Как-то раз он возил дрова куда-то за Руднево и сделал при этом внеплановую ездку, узнав, что в холодном, нетопленном доме лежит без дров больная старушка. Он привез ей дрова, растопил печь и уже возвращался в монастырь, когда первый удар колокола возвестил, что до всенощной осталось 15 минут. На службу он явно опаздывал, ибо по дороге до монастыря ехать минут тридцать. И тогда он бросил свой трактор, как танк, напрямик, заныривая на скорости в овраги. Рядом с ним в кабине сидела тогда иконописец Ольга С., и ей стало страшно, но не от этих оврагов, а от того, как внезапно переменился Трофим. Он всегда был улыбчив. А тут рядом с ней сидел незнакомец с таким отрешенно-серьезным лицом, что ей показалось: его нет на земле – он весь в молитве и весь перед Богом. Ко всенощной они тогда успели.
* * *
Никого в монастыре не любили так, как инока, Трофима и никому, вероятно, не попадало больше, чем ему. Сам инок рассказывал об этом так: «Сперва по гордости хотел все сделать по-своему, а за непослушание бесы больно бьют. Зато когда приучишь себя к послушанию, так хорошо на душе».
Имя Трофим в переводе с греческого означает «питомец». Он действительно питомец Оптиной и любимое дитя ее, наделенное редким в наш гордый век даром – даром Ученика. А чтобы показать, что такое труд ученичества, где воистину на ошибках учатся, расскажем, как нес епитимью инок Трофим. Бывало, оптинцы сокрушаются – ох, Трофима опять поставили на поклоны, и это по нашей вине! Помню, в монастыре испекли свой первый хлеб, а пекарем был Трофим. И в общем ликовании – свой первый хлеб! – пол Оптиной набилось в пекарню снимать пробу. А хлеб был горячий и такой вкусный, что, не благословясь, ополовинили выпечку, а епитимью за это нес Трофим. Так вот, он воспринимал епитимью как милость Божию, предваряющую Страшный Суд, а земные поклоны любил. Один раз в Оптикой гостил Владыка и, наблюдая, как жизнерадостно несет епитимью инок Трофим, охотно полагая земные поклоны, сказал уважительно: «Хороший инок».

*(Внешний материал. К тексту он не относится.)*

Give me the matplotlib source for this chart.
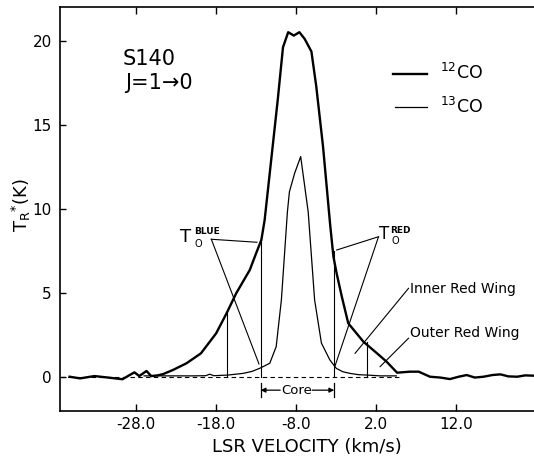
import matplotlib
matplotlib.use("Agg")
import matplotlib.pyplot as plt

# S140 J=1-0 spectra
v_12co = [-36.3, -35.0, -33.2, -31.5, -29.7, -28.8, -28.2, -27.6, -26.7, -26.1,
          -25.3, -24.6, -23.4, -21.7, -19.9, -18.0, -16.7, -15.5, -13.8, -13.0,
          -12.35, -11.94, -10.3, -9.65, -9.0, -8.3, -7.6, -6.94, -6.1, -5.5,
          -4.65, -3.75, -3.35, -2.95, -2.3, -1.5, 0.4, 2.1, 3.3, 4.6,
          6.2, 7.3, 8.7, 10.0, 11.2, 12.3, 13.3, 14.3, 15.4, 16.5,
          17.5, 18.5, 19.6, 20.6, 21.7]
t_12co = [0.0, -0.1, 0.04, -0.05, -0.15, 0.1, 0.26, 0.04, 0.34, 0.04,
          0.08, 0.16, 0.4, 0.8, 1.39, 2.58, 3.77, 4.96, 6.35, 7.35,
          8.14, 9.33, 16.5, 19.6, 20.5, 20.3, 20.5, 20.1, 19.35, 17.3,
          13.7, 9.0, 7.14, 6.15, 4.76, 3.18, 2.08, 1.39, 0.89, 0.24,
          0.3, 0.3, 0.0, -0.05, -0.14, 0.0, 0.1, -0.05, 0.0, 0.1,
          0.14, 0.02, 0.0, 0.08, 0.06]

v_13co = [-27.0, -24.0, -21.0, -19.3, -18.8, -18.3, -16.5, -14.6, -13.5, -12.56,
          -11.3, -10.5, -9.85, -9.1, -8.85, -8.2, -7.44, -6.5, -5.7, -4.85,
          -3.8, -3.0, -2.2, -1.3, -0.2, 0.8, 2.5, 4.5]
t_13co = [0.05, 0.05, 0.05, 0.06, 0.15, 0.06, 0.1, 0.2, 0.32, 0.5,
          0.8, 1.79, 4.57, 9.8, 11.0, 12.1, 13.1, 9.8, 4.57, 2.0,
          1.0, 0.5, 0.3, 0.2, 0.12, 0.1, 0.05, 0.05]

# velocity boundaries: outer blue, core blue, core red, outer red
bounds = [-16.6, -12.44, -3.25, 0.8]
bound_tops = [3.8, 8.24, 7.5, 2.08]

xticks = [-28.0, -18.0, -8.0, 2.0, 12.0]
xtick_labels = ["-28.0", "-18.0", "-8.0", "2.0", "12.0"]
yticks = [0, 5, 10, 15, 20]

W, H = 534, 459
fig = plt.figure(figsize=(W / 100, H / 100), dpi=100)
ax = fig.add_axes([60 / W, 48 / H, 1 - 60 / W, (411 - 7) / H])

ax.plot(v_12co, t_12co, color="black", lw=1.7, zorder=3)
ax.plot(v_13co, t_13co, color="black", lw=0.9, zorder=3)
ax.plot([-37.5, 5.0], [0, 0], color="black", lw=0.8, ls=(0, (4, 3)), zorder=2)

# wing / core boundaries
for b, top in zip(bounds, bound_tops):
    ax.plot([b, b], [0, top], color="black", lw=0.8)

# core bracket under the baseline
for b in bounds[1:3]:
    ax.plot([b, b], [-0.38, -1.22], color="black", lw=0.9, clip_on=False)
ax.annotate("", xy=(bounds[1], -0.8), xytext=(-10.0, -0.8),
            arrowprops=dict(arrowstyle="-|>", color="black", lw=0.9,
                            mutation_scale=7, shrinkA=0, shrinkB=0))
ax.annotate("", xy=(bounds[2], -0.8), xytext=(-6.0, -0.8),
            arrowprops=dict(arrowstyle="-|>", color="black", lw=0.9,
                            mutation_scale=7, shrinkA=0, shrinkB=0))
ax.text(-8.0, -0.82, "Core", ha="center", va="center", fontsize=9.5)

# T0 blue / red labels and pointers
ax.plot([-18.6, -12.9], [8.18, 8.0], color="black", lw=0.8)
ax.plot([-18.6, -12.65], [8.18, 0.76], color="black", lw=0.8)
ax.text(-21.8, 8.3, "T", ha="center", va="center", fontsize=13)
ax.text(-20.7, 8.62, "BLUE", ha="left", va="center", fontsize=6.5, fontweight="bold")
ax.text(-20.7, 7.87, "O", ha="left", va="center", fontsize=7)

ax.plot([2.28, -2.94], [8.33, 7.54], color="black", lw=0.8)
ax.plot([2.28, -3.15], [8.33, 0.64], color="black", lw=0.8)
ax.text(2.95, 8.5, "T", ha="center", va="center", fontsize=12)
ax.text(3.77, 8.68, "RED", ha="left", va="center", fontsize=6.5, fontweight="bold")
ax.text(3.9, 8.09, "O", ha="left", va="center", fontsize=7)

# wing labels
ax.plot([6.03, -0.65], [5.26, 1.39], color="black", lw=0.8)
ax.text(6.2, 5.22, "Inner Red Wing", ha="left", va="center", fontsize=10)
ax.plot([6.03, 2.48], [2.29, 0.6], color="black", lw=0.8)
ax.text(6.2, 2.59, "Outer Red Wing", ha="left", va="center", fontsize=10)

# title block
ax.text(-29.7, 18.88, "S140", ha="left", va="center", fontsize=15)
ax.text(-29.4, 17.45, "J=1\u21920", ha="left", va="center", fontsize=15)

# hand-drawn legend
ax.plot([4.15, 8.3], [18.02, 18.02], color="black", lw=1.7)
ax.text(9.9, 18.05, r"$^{12}$CO", ha="left", va="center", fontsize=12.5)
ax.plot([4.3, 8.3], [16.04, 16.04], color="black", lw=0.9)
ax.text(9.9, 16.08, r"$^{13}$CO", ha="left", va="center", fontsize=12.5)

ax.set_xlim(-37.5, 21.7)
ax.set_ylim(-2.04, 22.0)
ax.set_xticks(xticks)
ax.set_xticklabels(xtick_labels)
ax.set_yticks(yticks)
ax.tick_params(axis="x", direction="in", length=5, width=1.0, top=True,
               labelsize=11, pad=4)
ax.tick_params(axis="y", direction="in", length=4.5, width=1.0,
               labelsize=11, pad=6)
ax.spines["right"].set_visible(False)
for s in ["left", "top", "bottom"]:
    ax.spines[s].set_linewidth(1.2)

fig.text(21 / W, 1 - 205 / H, r"T$_\mathrm{R}{}^{*}$(K)", rotation=90,
         ha="center", va="center", fontsize=13)
fig.text(307 / W, 1 - 447 / H, "LSR VELOCITY (km/s)", ha="center",
         va="center", fontsize=13)

fig.savefig("out.png", dpi=100)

Возможно, кто-то скажет, что об этом не надо писать. Но в монастырь приходят люди не с ангельскими крыльями за плечами, а истинный подвижник – до смерти ученик. И вычеркнуть труд ученичества из жизни инока Трофима – это вычеркнуть его подвиг.
Инок Трофим был чужд теплохладности в любви к Богу и людям. И завершая разговор о его горячности, приведем еще одну историю. Жил тогда в Оптиной мальчик, о котором блаженная Любушка сказала, что он будет монахом-молитвенником. Мальчику было тогда лет восемь, и он любил бегать стремглав. Мать одергивала его, пытаясь приучить будущего монаха к степенной поступи, а старец сказал: «Не трогай его. Мальчишество с годами пройдет, но пусть останется этот огонь, который он отдаст потом Богу». Как сложится жизнь мальчика – покажет будущее. А об иноке Трофиме уже известно – весь огонь своей души он отдал Господу Богу.